The following figure shows two timing diagrams, each depicting the amount of time spent during I/O and rendering in the Visapult back end. I/O loading time is shown in cyan, and rendering time is shown in magenta.
In the serial case, I/O occurs first, followed by rendering. The topmost timing diagram shows the cumulative elapsed time required when these two tasks occur in a serial fashion. However, when these tasks are overlapped, the second timing diagram shows how rendering for frame N begins at the time data is loaded for frame N+1. As long as the time for rendering is less than the time for I/O, the network pipe will be kept completely full.
Prior to this overlapping I/O and rendering, disk or network I/O and volume rendering was a serial pipeline in the Visapult backend. As the first figure below shows, all of one time step's worth of data must have been completely processed (read in, rendered then the results transmitted to the viewer) prior to any work being performed on the next time step.
However, once I/O and rendering are overlapped in the back end, we can begin I/O of the next time step while rendering the current time step. The following figure illustrates this overlap. Alternating time steps (even, odd) have been colored with red and blue so they are easy to tell apart. Note how I/O for frame 2 starts while rendering is occuring in frame 1.
In this example, we are reading 160MBytes per time step from the DPSS. It takes approximately 15 seconds to move the data from the DPSS into host memory for rendering. Rendering takes approximately 10 seconds (4x336Mhz UltraSparc-II processors). The total time required in non-overlapped mode is about 265 seconds (10 time steps), whereas the total time required for overlapped processing is about 170 seconds, a speedup of about 55% (which accurately reflects the "imbalance" ratio of time spent rendering vs. time spent doing i/o, 10 secs. vs. 15 secs, a 50% difference).
Comparison of Performance on Two SGI Platforms
The following images show the performance profile of a Visapult run performed on two different SGI platforms at LBL/NERSC. The first platform, judgedee.lbl.gov, is connected to the LBL DPSS via a gigabit ethernet link. Over this link, it takes approximately 6 seconds to load a single time step, or 160Mbytes, for an effective bandwidth rate of about 200 Mbps. The performance of overlapped and non-overlapped processing are shown below.

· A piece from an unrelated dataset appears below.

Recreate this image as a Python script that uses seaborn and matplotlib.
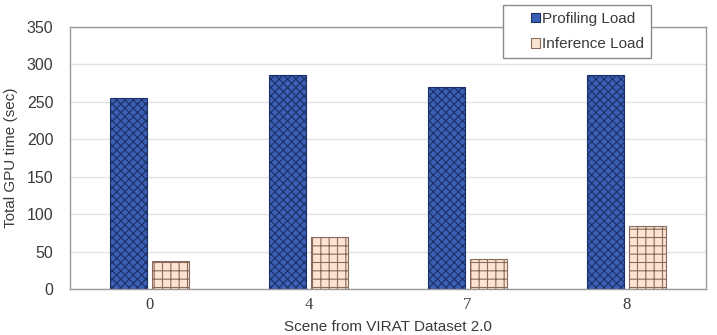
import pandas as pd
import seaborn as sns
import matplotlib.pyplot as plt
from matplotlib.patches import Patch, Rectangle
from matplotlib.legend_handler import HandlerPatch

# Data
scenes = ["0", "4", "7", "8"]
profiling_load = [255, 286, 270, 286]
inference_load = [37, 69, 40, 84]
series_names = ["Profiling Load", "Inference Load"]

df = pd.DataFrame({
    "scene": scenes * 2,
    "load": [series_names[0]] * len(scenes) + [series_names[1]] * len(scenes),
    "time": profiling_load + inference_load,
})

sns.set_theme(style="whitegrid")
plt.rcParams["font.family"] = ["Liberation Sans", "DejaVu Sans"]
plt.rcParams["hatch.linewidth"] = 0.8

face_colors = ["#3a5fb3", "#fbe4d2"]
edge_colors = ["#1c2f66", "#8a6a5c"]
hatches = ["xxxx", "++"]

fig = plt.figure(figsize=(7.17, 3.35), dpi=100)
ax = fig.add_axes([70 / 717, 1 - 289 / 335, 636 / 717, 262 / 335])

sns.barplot(data=df, x="scene", y="time", hue="load", order=scenes,
            hue_order=series_names, palette=face_colors, width=0.52,
            gap=0.1, saturation=1, legend=False, ax=ax)

for i, container in enumerate(ax.containers):
    for bar in container:
        bar.set_hatch(hatches[i])
        bar.set_edgecolor(edge_colors[i])
        bar.set_linewidth(0.8)

ax.set_ylim(0, 350)
ax.set_yticks(range(0, 351, 50))
ax.grid(axis="y", color="#e3e3e3", linewidth=1)
ax.grid(axis="x", visible=False)
for s in ax.spines.values():
    s.set_color("#9a9a9a")
    s.set_linewidth(1)
ax.tick_params(axis="y", labelsize=11.5, labelcolor="#3a3a3a", length=0, pad=12)
ax.tick_params(axis="x", labelsize=12, labelcolor="#3a3a3a", length=0, pad=6)
for lbl in ax.get_xticklabels():
    lbl.set_fontfamily("Liberation Serif")
ax.set_ylabel("Total GPU time (sec)", fontsize=11, color="#3a3a3a", labelpad=6)
ax.set_xlabel("Scene from VIRAT Dataset 2.0", fontsize=11, color="#3a3a3a", labelpad=5)


# small square marker sitting at the right end of the handle box
def small_square(legend, orig_handle, xdescent, ydescent, width, height, fontsize):
    side = 7
    return Rectangle((width - side - xdescent, (height - side) / 2 - ydescent), side, side)


handles = [Patch(facecolor=face_colors[i], edgecolor=edge_colors[i], linewidth=0.8)
           for i in range(2)]
leg = fig.legend(handles, series_names, loc="upper left",
                 bbox_to_anchor=(503 / 717, 1 - 5 / 335), fontsize=11,
                 frameon=True, fancybox=False, handlelength=2.0, handleheight=0.6,
                 handletextpad=0.12, borderpad=0.45, labelspacing=0.75,
                 borderaxespad=0,
                 handler_map={Patch: HandlerPatch(patch_func=small_square)})
leg.get_frame().set_edgecolor("#8a8a8a")
leg.get_frame().set_linewidth(1)
leg.get_frame().set_facecolor("white")
leg.get_frame().set_alpha(1)
for t in leg.get_texts():
    t.set_color("#3a3a3a")

fig.savefig("out.png", dpi=100)
plt.close(fig)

In contrast, escher.nersc.gov and the DPSS are connected via a 100Mbps link. Over this link, it takes 25 seconds to move 160Mbytes of data, for an effective bandwidth rate of about 50Mbps.
To emphasize the importance of the network bandwidth requirements posed by an application that performs scientific visualization of large scientific datasets, we used 8 processors on escher (4 for rendering, 4 for I/O), while we only used 4 on judgedee (2 for rendering, 2 for I/O).
|Host||Overlapped Rendering and I/O||Non-overlapped Rendering and I/O|
Technical Info and Implementation Details
As stated elsewhere, the Visapult backend is a parallel program built using MPI. To implement the overlapped I/O and rendering, we extended the backend so that each MPI process launches a detached pthread. The detached thread is responsible for reading data, while the MPI process is responsible for managing and synchronizing the reader thread, and for rendering data while the thread is reading data.
Each backend MPI process and pthread synchronize using a pair of SystemV semaphores. One semaphore is used to release the pthread, so that it will read the next timestep's worth of data. The other semaphore is used to signal that the pthread has completed the read operation. Since the MPI process and the pthread share a memory address space, additional control variables, such as which timestep to read, grid size, open file descriptor, and so forth, are placed into a structure which is visible to both.